TASK REQUIREMENTS: Will you output all of the data below exactly, omitting the images?

MATERIAL:
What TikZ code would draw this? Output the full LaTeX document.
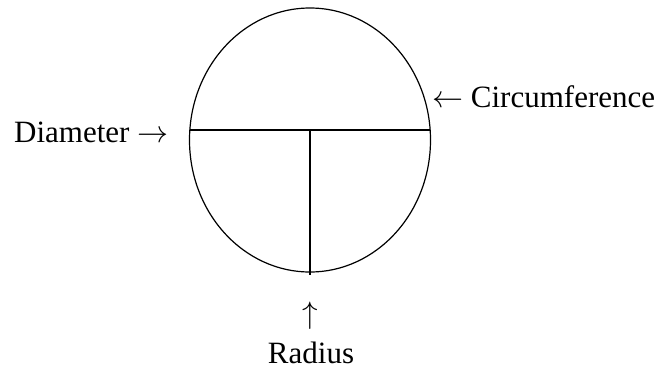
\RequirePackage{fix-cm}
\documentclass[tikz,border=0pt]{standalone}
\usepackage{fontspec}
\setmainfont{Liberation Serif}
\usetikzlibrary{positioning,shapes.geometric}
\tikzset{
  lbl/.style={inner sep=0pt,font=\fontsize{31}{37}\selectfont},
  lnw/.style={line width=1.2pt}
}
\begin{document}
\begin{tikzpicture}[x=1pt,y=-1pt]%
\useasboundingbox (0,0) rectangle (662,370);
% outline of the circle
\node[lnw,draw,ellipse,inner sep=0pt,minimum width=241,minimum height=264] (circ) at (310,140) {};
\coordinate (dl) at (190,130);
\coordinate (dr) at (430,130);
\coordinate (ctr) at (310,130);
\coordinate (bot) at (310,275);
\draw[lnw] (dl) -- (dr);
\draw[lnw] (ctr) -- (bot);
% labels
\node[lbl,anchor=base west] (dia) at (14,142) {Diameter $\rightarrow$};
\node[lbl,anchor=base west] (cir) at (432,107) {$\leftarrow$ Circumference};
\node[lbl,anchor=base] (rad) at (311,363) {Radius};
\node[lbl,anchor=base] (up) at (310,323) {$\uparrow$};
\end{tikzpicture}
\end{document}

SOLUTION TO THIS EXERCISE:
What TikZ code would draw this? Output the full LaTeX document.
\RequirePackage{fix-cm}
\documentclass[tikz,border=0pt]{standalone}
\usepackage{fontspec}
\setmainfont{Liberation Serif}
\usetikzlibrary{positioning,shapes.geometric}
\tikzset{
  lbl/.style={inner sep=0pt,font=\fontsize{31}{37}\selectfont},
  lnw/.style={line width=1.2pt}
}
\begin{document}
\begin{tikzpicture}[x=1pt,y=-1pt]%
\useasboundingbox (0,0) rectangle (662,370);
% outline of the circle
\node[lnw,draw,ellipse,inner sep=0pt,minimum width=241,minimum height=264] (circ) at (310,140) {};
\coordinate (dl) at (190,130);
\coordinate (dr) at (430,130);
\coordinate (ctr) at (310,130);
\coordinate (bot) at (310,275);
\draw[lnw] (dl) -- (dr);
\draw[lnw] (ctr) -- (bot);
% labels
\node[lbl,anchor=base west] (dia) at (14,142) {Diameter $\rightarrow$};
\node[lbl,anchor=base west] (cir) at (432,107) {$\leftarrow$ Circumference};
\node[lbl,anchor=base] (rad) at (311,363) {Radius};
\node[lbl,anchor=base] (up) at (310,323) {$\uparrow$};
\end{tikzpicture}
\end{document}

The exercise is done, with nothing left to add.